Ballı Tatil

Fotoğraf: Pixabay
Türkiye Satranç Federasyonu Başkanı ve yöneticileri bugünlerde huzursuz, mutsuz ve kara kara düşünüyorlar. Yo hayır yanlış anladınız. Dünya Kupasındaki başarısızlıkları için değil, tatil bitti o yüzden. Daha yazın ortasındayız tatil yapmak için çok zaman var elbette. Ancak bu sizin bildiğiniz tatillerden değil, bu federasyon yöneticilerinin ballı tatili. Yönetim Kurulu başta olmak üzere federasyonun içindeki işlevsiz kurulların üyeleri de genellikle Antalya ve çevresindeki beş yıldızlı otellerde düzenlenen turnuvalara katılırlar. Bu kişiler günlük harcırah alır, bedava konaklar, yer, içer, eğlenir sonra en önemli görevleri olan ödül törenlerinde fotoğraf çektirme ritüelini tamamladıktan sonra görevlerini yapmış olmanın huzuru içinde bir sonraki turnuvayı ellerini ovuşturarak beklerlerdi.
Ancak, Gençlik ve Spor Bakanlığı, Türkiye şampiyonaları, ulusal turnuvalar ile ulusal takım sporcularının belirlenmesine yönelik uluslararası turnuvaların otellerde yapılmasını yasaklayan bir genelge yayımladı. Tüm federasyonlara gönderilen genelgede, “Bu yarışmaların bakanlığımıza veya kamu kurum ve kuruluşlarına ait tesislerde yapılması gerekmektedir” denildi. Genelgede ayrıca, turnuvalara katılan kafilelerin kalacak yer için belirli otellere yönlendirilmemesi de vurgulanırken, daha önce otellerde yapılacağı ilan edilmiş bu tür faaliyetlerin iptal edilmesi istendi.
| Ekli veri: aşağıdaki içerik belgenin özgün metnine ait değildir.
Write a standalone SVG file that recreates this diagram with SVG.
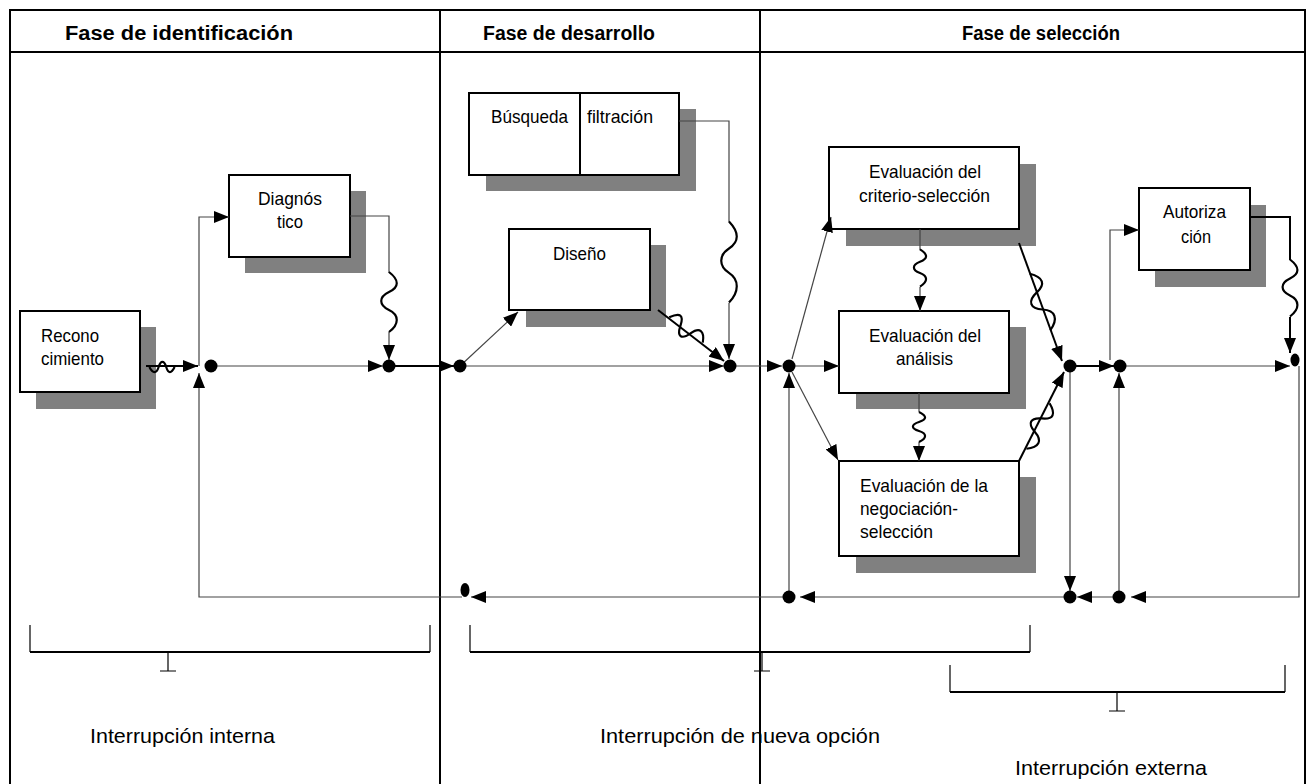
<svg xmlns="http://www.w3.org/2000/svg" xmlns:xlink="http://www.w3.org/1999/xlink" width="1307" height="784" viewBox="0 0 1307 784">
  <style>
    .frame { fill: none; stroke: #000; stroke-width: 2; }
    .title { font-family: "Liberation Sans", Arial, sans-serif; font-size: 20px; font-weight: bold; fill: #000; }
    .lbl { font-family: "Liberation Sans", Arial, sans-serif; font-size: 19px; fill: #000; }
    .big { font-family: "Liberation Sans", Arial, sans-serif; font-size: 21px; fill: #000; }
    .box { fill: #fff; stroke: #000; stroke-width: 2; }
    .shadow { fill: #808080; }
    .thin { fill: none; stroke: #444; stroke-width: 1.2; marker-end: url(#ah); }
    .thick { fill: none; stroke: #000; stroke-width: 2; marker-end: url(#ah); }
    .dot { fill: #000; }
    .wv { fill: none; stroke: #000; stroke-width: 2.2; }
    .brk { fill: none; stroke: #000; stroke-width: 2.2; }
    .tick { fill: none; stroke: #000; stroke-width: 1.2; }
  </style>
  <defs>
    <marker id="ah" viewBox="0 0 15 12" refX="15" refY="6" markerWidth="15" markerHeight="12" markerUnits="userSpaceOnUse" orient="auto">
      <path d="M0,0 L15,6 L0,12 z" fill="#000"/>
    </marker>
    <!-- wavy "interruption" mark, drawn vertically, centred on the origin -->
    <path id="wave" d="M0,-30 C9,-22 9,-15 0,-10 C-9,-5 -9,3 0,8 C9,13 9,22 0,30" vector-effect="non-scaling-stroke"/>
  </defs>

  <rect width="1307" height="784" fill="#fff"/>

  <!-- table frame and phase columns -->
  <g id="frame">
    <rect class="frame" x="10" y="10" width="1295" height="790"/>
    <line class="frame" x1="10" y1="52" x2="1305" y2="52"/>
    <line class="frame" x1="440" y1="10" x2="440" y2="784"/>
    <line class="frame" x1="760" y1="10" x2="760" y2="784"/>
    <text class="title" x="65" y="40" textLength="228" lengthAdjust="spacingAndGlyphs">Fase de identificación</text>
    <text class="title" x="483" y="40" textLength="172" lengthAdjust="spacingAndGlyphs">Fase de desarrollo</text>
    <text class="title" x="962" y="40" textLength="158" lengthAdjust="spacingAndGlyphs">Fase de selección</text>
  </g>

  <!-- activity boxes -->
  <g id="reconocimiento">
    <rect class="shadow" x="36" y="327" width="120" height="82"/>
    <rect class="box" x="20" y="311" width="120" height="81"/>
    <text class="lbl" x="41" y="342" textLength="58" lengthAdjust="spacingAndGlyphs">Recono</text>
    <text class="lbl" x="41" y="365" textLength="63" lengthAdjust="spacingAndGlyphs">cimiento</text>
  </g>
  <g id="diagnostico">
    <rect class="shadow" x="245" y="191" width="121" height="82"/>
    <rect class="box" x="229" y="175" width="121" height="82"/>
    <text class="lbl" x="258" y="205" textLength="64" lengthAdjust="spacingAndGlyphs">Diagnós</text>
    <text class="lbl" x="277" y="228" textLength="26" lengthAdjust="spacingAndGlyphs">tico</text>
  </g>
  <g id="busqueda">
    <rect class="shadow" x="486" y="109" width="210" height="82"/>
    <rect class="box" x="469" y="93" width="210" height="82"/>
    <line x1="580" y1="93" x2="580" y2="175" stroke="#000" stroke-width="2"/>
    <text class="lbl" x="491" y="123" textLength="77" lengthAdjust="spacingAndGlyphs">Búsqueda</text>
    <text class="lbl" x="587" y="123" textLength="66" lengthAdjust="spacingAndGlyphs">filtración</text>
  </g>
  <g id="diseno">
    <rect class="shadow" x="526" y="245" width="140" height="82"/>
    <rect class="box" x="509" y="229" width="141" height="81"/>
    <text class="lbl" x="553" y="260" textLength="53" lengthAdjust="spacingAndGlyphs">Diseño</text>
  </g>
  <g id="eval-criterio">
    <rect class="shadow" x="846" y="164" width="190" height="82"/>
    <rect class="box" x="829" y="147" width="190" height="82"/>
    <text class="lbl" x="869" y="178" textLength="112" lengthAdjust="spacingAndGlyphs">Evaluación del</text>
    <text class="lbl" x="859" y="202" textLength="131" lengthAdjust="spacingAndGlyphs">criterio-selección</text>
  </g>
  <g id="eval-analisis">
    <rect class="shadow" x="856" y="327" width="170" height="82"/>
    <rect class="box" x="839" y="311" width="170" height="82"/>
    <text class="lbl" x="869" y="342" textLength="112" lengthAdjust="spacingAndGlyphs">Evaluación del</text>
    <text class="lbl" x="896" y="365" textLength="57" lengthAdjust="spacingAndGlyphs">análisis</text>
  </g>
  <g id="eval-negociacion">
    <rect class="shadow" x="856" y="477" width="180" height="96"/>
    <rect class="box" x="839" y="461" width="180" height="95"/>
    <text class="lbl" x="860" y="492" textLength="128" lengthAdjust="spacingAndGlyphs">Evaluación de la</text>
    <text class="lbl" x="860" y="515" textLength="98" lengthAdjust="spacingAndGlyphs">negociación-</text>
    <text class="lbl" x="860" y="538" textLength="73" lengthAdjust="spacingAndGlyphs">selección</text>
  </g>
  <g id="autorizacion">
    <rect class="shadow" x="1155" y="205" width="111" height="82"/>
    <rect class="box" x="1139" y="188" width="111" height="82"/>
    <text class="lbl" x="1163" y="218" textLength="63" lengthAdjust="spacingAndGlyphs">Autoriza</text>
    <text class="lbl" x="1181" y="243" textLength="30" lengthAdjust="spacingAndGlyphs">ción</text>
  </g>

  <!-- connectors -->
  <g id="connectors">
    <!-- identification phase -->
    <path class="thick" d="M146,366 H198"/>
    <path class="thin" d="M199,366 V217 H229"/>
    <path class="thin" d="M211,366 H383"/>
    <path class="thin" d="M350,216 H389 V273 M389,332 V360"/>
    <path class="thick" d="M389,366 H454"/>
    <!-- development phase -->
    <path class="thin" d="M460,366 L518,312"/>
    <path class="thin" d="M460,366 H724"/>
    <path class="thin" d="M679,121 H729 V222 M729,303 V359"/>
    <path class="thick" d="M658,310 L724,361"/>
    <path class="thin" d="M730,366 H782"/>
    <!-- selection phase -->
    <path class="thin" d="M792,359 L831,217"/>
    <path class="thin" d="M789,366 H839"/>
    <path class="thin" d="M792,372 L838,460"/>
    <path class="thin" d="M920,229 V250 M920,287 V311"/>
    <path class="thin" d="M919,393 V412 M919,442 V461"/>
    <path class="thick" d="M1019,243 L1062,361"/>
    <path class="thick" d="M1019,461 L1064,372"/>
    <path class="thick" d="M1070,366 H1114"/>
    <path class="thin" d="M1070,366 V591"/>
    <path class="thin" d="M1110,360 V230 H1139"/>
    <path class="thin" d="M1120,366 H1290"/>
    <path class="thick" d="M1250,217 H1290 V260 M1290,317 V353"/>
    <!-- feedback loop along the bottom -->
    <path class="thin" d="M1299,366 V597 H1131"/>
    <path class="thin" d="M1119,597 V373"/>
    <path class="thin" d="M1119,597 H1077"/>
    <path class="thin" d="M1070,597 H800"/>
    <path class="thin" d="M789,597 V373"/>
    <path class="thin" d="M789,597 H471"/>
    <path class="thin" d="M462,597 H199 V373"/>

    <!-- junction dots -->
    <circle class="dot" cx="211" cy="366" r="6.5"/>
    <circle class="dot" cx="389" cy="366" r="6.5"/>
    <circle class="dot" cx="460" cy="366" r="6.5"/>
    <circle class="dot" cx="730" cy="366" r="6.5"/>
    <circle class="dot" cx="789" cy="366" r="6.5"/>
    <circle class="dot" cx="1070" cy="366" r="6.5"/>
    <circle class="dot" cx="1120" cy="366" r="6.5"/>
    <ellipse class="dot" cx="1295" cy="360" rx="4.5" ry="6.5"/>
    <circle class="dot" cx="1070" cy="597" r="6.5"/>
    <circle class="dot" cx="1119" cy="597" r="6.5"/>
    <circle class="dot" cx="789" cy="597" r="6.5"/>
    <ellipse class="dot" cx="465" cy="590" rx="4.5" ry="7"/>

    <!-- wavy interruption marks on the flows -->
    <use href="#wave" xlink:href="#wave" class="wv" transform="translate(162,367) rotate(90) scale(0.75,0.42)"/>
    <use href="#wave" xlink:href="#wave" class="wv" transform="translate(389,302) scale(1.15,1)"/>
    <use href="#wave" xlink:href="#wave" class="wv" transform="translate(729,262) scale(1.15,1.35)"/>
    <use href="#wave" xlink:href="#wave" class="wv" transform="translate(686,330) rotate(-53) scale(1.2,0.7)"/>
    <use href="#wave" xlink:href="#wave" class="wv" transform="translate(920,268) scale(0.9,0.62)"/>
    <use href="#wave" xlink:href="#wave" class="wv" transform="translate(919,427) scale(0.9,0.5)"/>
    <use href="#wave" xlink:href="#wave" class="wv" transform="translate(1040,302) rotate(-20) scale(1.3,1)"/>
    <use href="#wave" xlink:href="#wave" class="wv" transform="translate(1038,426) rotate(27) scale(1.2,0.85)"/>
    <use href="#wave" xlink:href="#wave" class="wv" transform="translate(1290,288) scale(1.1,0.95)"/>
  </g>

  <!-- interruption brackets -->
  <g id="int-interna">
    <path class="tick" d="M30,625 V652 M430,625 V652 M168,652 V671 M160,671 H176"/>
    <path class="brk" d="M30,652 H430"/>
    <text class="big" x="90" y="743" textLength="185" lengthAdjust="spacingAndGlyphs">Interrupción interna</text>
  </g>
  <g id="int-nueva">
    <path class="tick" d="M470,625 V652 M1030,625 V652 M762,652 V671 M754,671 H770"/>
    <path class="brk" d="M470,652 H1030"/>
    <text class="big" x="600" y="743" textLength="280" lengthAdjust="spacingAndGlyphs">Interrupción de nueva opción</text>
  </g>
  <g id="int-externa">
    <path class="tick" d="M950,665 V692 M1285,665 V692 M1117,692 V711 M1109,711 H1125"/>
    <path class="brk" d="M950,692 H1285"/>
    <text class="big" x="1015" y="775" textLength="192" lengthAdjust="spacingAndGlyphs">Interrupción externa</text>
  </g>
</svg>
26 Temmuz’da basına düşen bu haber, kış ortasında iş yapmayan otelleri ve ortakları olan Satranç Federasyonu yönetimini adeta yasa boğdu. Federasyon otele nasıl ortak olur diye düşünüyorsunuz doğal olarak, anlatayım. Satranç Federasyonu, yıllardır düzenlenen turnuvalar için otel odalarını düşük fiyata kapatıp, sporculara fahiş fiyatlarla pazarlayarak adeta bir turizm acentesi gibi çalışıyordu. İşin güzel tarafı ise otellerle yapılan ihale şartlarının kamuyla paylaşılmamasıydı. Federasyon yönetimi ile oteller arasındaki ticari ilişki adeta sır gibi saklanıyordu. Sporcu ya da velisi otelden fatura istediğinde otel görevlisi federasyona yönlendiriyor, federasyon yetkilisi sorumluluğu otele atıyor, pinpon topuna dönen sporcu ya da veli lanet olsun diye işin peşini bırakıyor, nadiren de olsa yapılan şikâyetler ise Bakanlık tarafından geçiştiriliyordu. Federasyon, odaları bire alıyorsa belki üçe satıyordu. Bu da yetmiyor, sporcuları kendi kiraladığı otelde konaklamaya zorunlu tutuyor, başka otelde kalmak isteyen sporcu ya da velilerden de ekstra katılım payı alıyordu. Başka otelde kalan sporcuların velileri turnuvanın yapıldığı otele geldiklerinde içeri alınmıyor otel kapılarında mülteci muamelesi görüyor, oturacak yer bile bulamıyorlardı.
Türkiye Küçükler Şampiyonasına katılan bir sporcunun ailesiyle birlikte gitmek zorunda olduğu düşünüldüğünde bir haftalık turnuva, aile için yaklaşık beş ila on bin TL gibi bir rakama mal oluyordu. Öyle ki, yetenekli birçok çocuğun ailesi sırf çocukları ulusal takıma girebilsin diye bankadan kredi çekmek zorunda kalıyor, buna gücü yetmeyen birçok başarılı sporcu bu yarışmalardan mahrum kalıyordu. Ama varsın olsundu. Önemli olan yöneticilerin beş bin kişilik turnuva yaptık diye hava atmaları, sahte gülücüklerle başarı fotoğrafları çektirmeleriydi.
Bu genelgenin kalıcı olması halinde bedava tatil hesapları suya düşen mevcut yöneticilerin satrancın gelişimini düşünmediklerini de göz önüne alırsak görevi bırakmamak için hiçbir nedenleri kalmamıştır. Federasyon seçimleri yaklaştığına göre artık önemli olan, bu yönetim tarafından yapılan otel ihalelerinin ve varsa kamu zararının yeni yönetim tarafından halka açıklanmasıdır.